PROBLEM STATEMENT:
Nothing in the data should change when you return it, but leave the pictures out.
★ ★ ★ ★
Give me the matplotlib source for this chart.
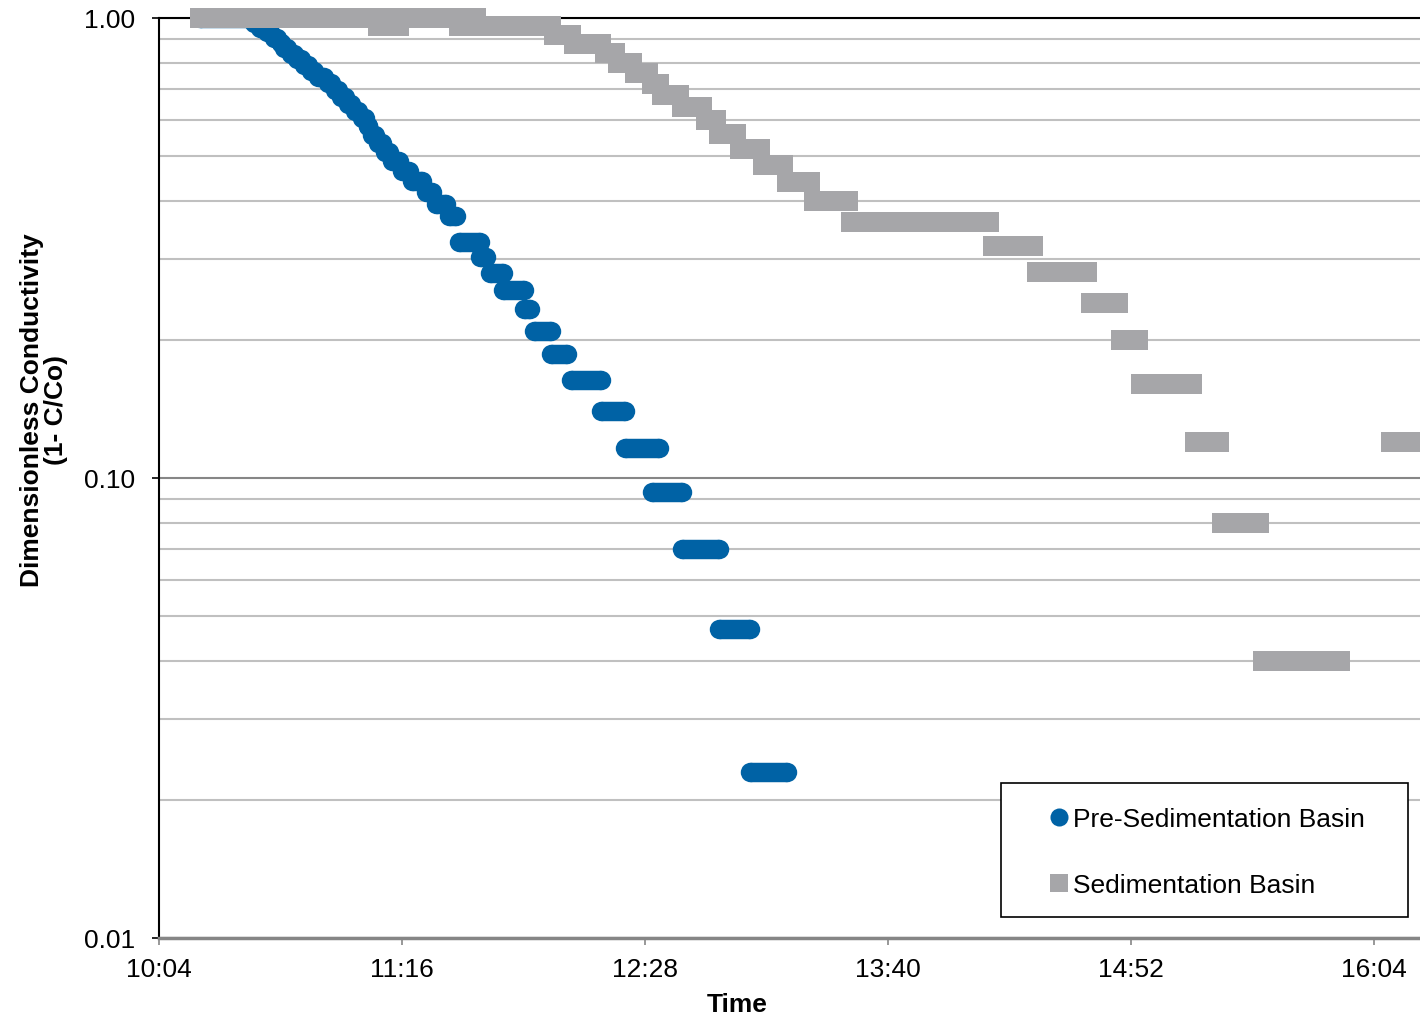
import pandas as pd
import matplotlib
matplotlib.use('Agg')
import matplotlib.pyplot as plt
import matplotlib.dates as mdates
from matplotlib.lines import Line2D
from matplotlib.patches import Rectangle
from matplotlib.ticker import FormatStrFormatter, NullFormatter

plt.rcParams['font.family'] = ['Liberation Sans', 'DejaVu Sans']

# runs of equal readings: first time, last time, 1-C/Co
pre_start = ['10:16', '10:32', '10:34', '10:36', '10:38', '10:40', '10:41', '10:43',
             '10:45', '10:47', '10:49', '10:51', '10:54', '10:56', '10:58', '11:00',
             '11:02', '11:04', '11:06', '11:07', '11:09', '11:11', '11:13', '11:16',
             '11:19', '11:23', '11:26', '11:30', '11:33', '11:39', '11:42', '11:46',
             '11:52', '11:55', '12:00', '12:06', '12:15', '12:22', '12:30', '12:39',
             '12:50', '12:59']
pre_end = ['10:30', '10:33', '10:35', '10:37', '10:39', '10:40', '10:42', '10:44',
           '10:46', '10:48', '10:50', '10:53', '10:55', '10:57', '10:59', '11:01',
           '11:03', '11:05', '11:06', '11:08', '11:10', '11:12', '11:15', '11:18',
           '11:22', '11:25', '11:29', '11:32', '11:39', '11:41', '11:46', '11:52',
           '11:54', '12:00', '12:05', '12:15', '12:22', '12:32', '12:39', '12:50',
           '12:59', '13:10']
pre_value = [1.000, 0.977, 0.953, 0.930, 0.907, 0.884, 0.860, 0.837,
             0.814, 0.791, 0.767, 0.744, 0.721, 0.698, 0.674, 0.651,
             0.628, 0.605, 0.581, 0.558, 0.535, 0.512, 0.488, 0.465,
             0.442, 0.419, 0.395, 0.372, 0.326, 0.302, 0.279, 0.256,
             0.233, 0.209, 0.186, 0.163, 0.140, 0.116, 0.093, 0.070,
             0.047, 0.023]

sed_start = ['10:16', '11:09', '11:33', '12:01', '12:07', '12:16', '12:20', '12:25',
             '12:30', '12:33', '12:39', '12:46', '12:50', '12:56', '13:03', '13:10',
             '13:18', '13:29', '14:11', '14:24', '14:40', '14:49', '14:55', '15:11',
             '15:19', '15:31', '16:09']
sed_end = ['11:38', '11:15', '12:00', '12:06', '12:15', '12:19', '12:24', '12:29',
           '12:32', '12:38', '12:45', '12:49', '12:55', '13:02', '13:09', '13:17',
           '13:28', '14:10', '14:23', '14:39', '14:48', '14:54', '15:10', '15:18',
           '15:30', '15:54', '16:20']
sed_value = [1.00, 0.96, 0.96, 0.92, 0.88, 0.84, 0.80, 0.76,
             0.72, 0.68, 0.64, 0.60, 0.56, 0.52, 0.48, 0.44,
             0.40, 0.36, 0.32, 0.28, 0.24, 0.20, 0.16, 0.12,
             0.08, 0.04, 0.12]

x_ticks = ['10:04', '11:16', '12:28', '13:40', '14:52', '16:04']
y_ticks = [0.01, 0.10, 1.00]

blue = '#0062A5'
gray = '#A6A6A9'


def to_time(s):
    return pd.Timestamp('2000-01-01 ' + s).to_pydatetime()


fig = plt.figure(figsize=(14.2, 10.2), dpi=100)
ax = fig.add_axes([159 / 1420, 1 - 939 / 1020, 1261 / 1420, 920 / 1020])

for t0, t1, v in zip(pre_start, pre_end, pre_value):
    ax.plot([to_time(t0), to_time(t1)], [v, v], color=blue, lw=14,
            solid_capstyle='butt', marker='o', ms=14, mew=0,
            clip_on=False, zorder=3)

for t0, t1, v in zip(sed_start, sed_end, sed_value):
    ax.plot([to_time(t0), to_time(t1)], [v, v], color=gray, lw=14.4,
            solid_capstyle='butt', marker='s', ms=14.4, mew=0,
            clip_on=False, zorder=3.5)

ax.set_yscale('log')
ax.set_ylim(0.01, 1.0)
ax.set_yticks(y_ticks)
ax.yaxis.set_major_formatter(FormatStrFormatter('%.2f'))
ax.yaxis.set_minor_formatter(NullFormatter())

x0 = to_time('10:04')
ax.set_xlim(x0, x0 + pd.Timedelta(minutes=373.6).to_pytimedelta())
ax.set_xticks([to_time(s) for s in x_ticks])
ax.xaxis.set_major_formatter(mdates.DateFormatter('%H:%M'))

ax.set_axisbelow(True)
ax.grid(which='minor', axis='y', color='#C0C0C0', lw=1.5)
ax.grid(which='major', axis='y', color='#868686', lw=1.5)
ax.grid(False, axis='x')

ax.spines['right'].set_visible(False)
ax.spines['top'].set_color('black')
ax.spines['top'].set_linewidth(1.5)
ax.spines['left'].set_color('black')
ax.spines['left'].set_linewidth(1.5)
ax.spines['bottom'].set_color('#868686')
ax.spines['bottom'].set_linewidth(2.5)

ax.tick_params(axis='y', which='major', direction='out', length=5, width=1.2,
               color='black', labelsize=19, pad=12)
ax.tick_params(axis='y', which='minor', length=0)
ax.tick_params(axis='x', direction='out', length=5, width=1.2,
               color='#868686', labelsize=19, pad=9)

fig.text(44 / 1420, 1 - 410 / 1020, 'Dimensionless Conductivity\n(1- C/Co)',
         rotation=90, ha='center', va='center', fontsize=19, fontweight='bold',
         multialignment='center', linespacing=1.05)
fig.text(737 / 1420, 1 - 1005 / 1020, 'Time', ha='center', va='center',
         fontsize=19, fontweight='bold')

# legend box
ax.add_patch(Rectangle(((1001 - 159) / 1261, (939 - 918) / 920),
                       (1408 - 1001) / 1261, (918 - 784) / 920,
                       transform=ax.transAxes, facecolor='white',
                       edgecolor='black', lw=1.2, clip_on=False, zorder=4))
handles = [Line2D([], [], ls='none', marker='o', color=blue, ms=13, mew=0),
           Line2D([], [], ls='none', marker='s', color=gray, ms=13, mew=0)]
leg = ax.legend(handles, ['Pre-Sedimentation Basin', 'Sedimentation Basin'],
                loc='upper left',
                bbox_to_anchor=((1033 - 159) / 1261, (939 - 795) / 920),
                frameon=False, borderpad=0, handlelength=1.0,
                handletextpad=0.0, labelspacing=1.6, fontsize=19)
leg.set_zorder(6)

fig.savefig('out.png', dpi=100)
★ ★ ★ ★
ANSWER:
Give me the matplotlib source for this chart.
import pandas as pd
import matplotlib
matplotlib.use('Agg')
import matplotlib.pyplot as plt
import matplotlib.dates as mdates
from matplotlib.lines import Line2D
from matplotlib.patches import Rectangle
from matplotlib.ticker import FormatStrFormatter, NullFormatter

plt.rcParams['font.family'] = ['Liberation Sans', 'DejaVu Sans']

# runs of equal readings: first time, last time, 1-C/Co
pre_start = ['10:16', '10:32', '10:34', '10:36', '10:38', '10:40', '10:41', '10:43',
             '10:45', '10:47', '10:49', '10:51', '10:54', '10:56', '10:58', '11:00',
             '11:02', '11:04', '11:06', '11:07', '11:09', '11:11', '11:13', '11:16',
             '11:19', '11:23', '11:26', '11:30', '11:33', '11:39', '11:42', '11:46',
             '11:52', '11:55', '12:00', '12:06', '12:15', '12:22', '12:30', '12:39',
             '12:50', '12:59']
pre_end = ['10:30', '10:33', '10:35', '10:37', '10:39', '10:40', '10:42', '10:44',
           '10:46', '10:48', '10:50', '10:53', '10:55', '10:57', '10:59', '11:01',
           '11:03', '11:05', '11:06', '11:08', '11:10', '11:12', '11:15', '11:18',
           '11:22', '11:25', '11:29', '11:32', '11:39', '11:41', '11:46', '11:52',
           '11:54', '12:00', '12:05', '12:15', '12:22', '12:32', '12:39', '12:50',
           '12:59', '13:10']
pre_value = [1.000, 0.977, 0.953, 0.930, 0.907, 0.884, 0.860, 0.837,
             0.814, 0.791, 0.767, 0.744, 0.721, 0.698, 0.674, 0.651,
             0.628, 0.605, 0.581, 0.558, 0.535, 0.512, 0.488, 0.465,
             0.442, 0.419, 0.395, 0.372, 0.326, 0.302, 0.279, 0.256,
             0.233, 0.209, 0.186, 0.163, 0.140, 0.116, 0.093, 0.070,
             0.047, 0.023]

sed_start = ['10:16', '11:09', '11:33', '12:01', '12:07', '12:16', '12:20', '12:25',
             '12:30', '12:33', '12:39', '12:46', '12:50', '12:56', '13:03', '13:10',
             '13:18', '13:29', '14:11', '14:24', '14:40', '14:49', '14:55', '15:11',
             '15:19', '15:31', '16:09']
sed_end = ['11:38', '11:15', '12:00', '12:06', '12:15', '12:19', '12:24', '12:29',
           '12:32', '12:38', '12:45', '12:49', '12:55', '13:02', '13:09', '13:17',
           '13:28', '14:10', '14:23', '14:39', '14:48', '14:54', '15:10', '15:18',
           '15:30', '15:54', '16:20']
sed_value = [1.00, 0.96, 0.96, 0.92, 0.88, 0.84, 0.80, 0.76,
             0.72, 0.68, 0.64, 0.60, 0.56, 0.52, 0.48, 0.44,
             0.40, 0.36, 0.32, 0.28, 0.24, 0.20, 0.16, 0.12,
             0.08, 0.04, 0.12]

x_ticks = ['10:04', '11:16', '12:28', '13:40', '14:52', '16:04']
y_ticks = [0.01, 0.10, 1.00]

blue = '#0062A5'
gray = '#A6A6A9'


def to_time(s):
    return pd.Timestamp('2000-01-01 ' + s).to_pydatetime()


fig = plt.figure(figsize=(14.2, 10.2), dpi=100)
ax = fig.add_axes([159 / 1420, 1 - 939 / 1020, 1261 / 1420, 920 / 1020])

for t0, t1, v in zip(pre_start, pre_end, pre_value):
    ax.plot([to_time(t0), to_time(t1)], [v, v], color=blue, lw=14,
            solid_capstyle='butt', marker='o', ms=14, mew=0,
            clip_on=False, zorder=3)

for t0, t1, v in zip(sed_start, sed_end, sed_value):
    ax.plot([to_time(t0), to_time(t1)], [v, v], color=gray, lw=14.4,
            solid_capstyle='butt', marker='s', ms=14.4, mew=0,
            clip_on=False, zorder=3.5)

ax.set_yscale('log')
ax.set_ylim(0.01, 1.0)
ax.set_yticks(y_ticks)
ax.yaxis.set_major_formatter(FormatStrFormatter('%.2f'))
ax.yaxis.set_minor_formatter(NullFormatter())

x0 = to_time('10:04')
ax.set_xlim(x0, x0 + pd.Timedelta(minutes=373.6).to_pytimedelta())
ax.set_xticks([to_time(s) for s in x_ticks])
ax.xaxis.set_major_formatter(mdates.DateFormatter('%H:%M'))

ax.set_axisbelow(True)
ax.grid(which='minor', axis='y', color='#C0C0C0', lw=1.5)
ax.grid(which='major', axis='y', color='#868686', lw=1.5)
ax.grid(False, axis='x')

ax.spines['right'].set_visible(False)
ax.spines['top'].set_color('black')
ax.spines['top'].set_linewidth(1.5)
ax.spines['left'].set_color('black')
ax.spines['left'].set_linewidth(1.5)
ax.spines['bottom'].set_color('#868686')
ax.spines['bottom'].set_linewidth(2.5)

ax.tick_params(axis='y', which='major', direction='out', length=5, width=1.2,
               color='black', labelsize=19, pad=12)
ax.tick_params(axis='y', which='minor', length=0)
ax.tick_params(axis='x', direction='out', length=5, width=1.2,
               color='#868686', labelsize=19, pad=9)

fig.text(44 / 1420, 1 - 410 / 1020, 'Dimensionless Conductivity\n(1- C/Co)',
         rotation=90, ha='center', va='center', fontsize=19, fontweight='bold',
         multialignment='center', linespacing=1.05)
fig.text(737 / 1420, 1 - 1005 / 1020, 'Time', ha='center', va='center',
         fontsize=19, fontweight='bold')

# legend box
ax.add_patch(Rectangle(((1001 - 159) / 1261, (939 - 918) / 920),
                       (1408 - 1001) / 1261, (918 - 784) / 920,
                       transform=ax.transAxes, facecolor='white',
                       edgecolor='black', lw=1.2, clip_on=False, zorder=4))
handles = [Line2D([], [], ls='none', marker='o', color=blue, ms=13, mew=0),
           Line2D([], [], ls='none', marker='s', color=gray, ms=13, mew=0)]
leg = ax.legend(handles, ['Pre-Sedimentation Basin', 'Sedimentation Basin'],
                loc='upper left',
                bbox_to_anchor=((1033 - 159) / 1261, (939 - 795) / 920),
                frameon=False, borderpad=0, handlelength=1.0,
                handletextpad=0.0, labelspacing=1.6, fontsize=19)
leg.set_zorder(6)

fig.savefig('out.png', dpi=100)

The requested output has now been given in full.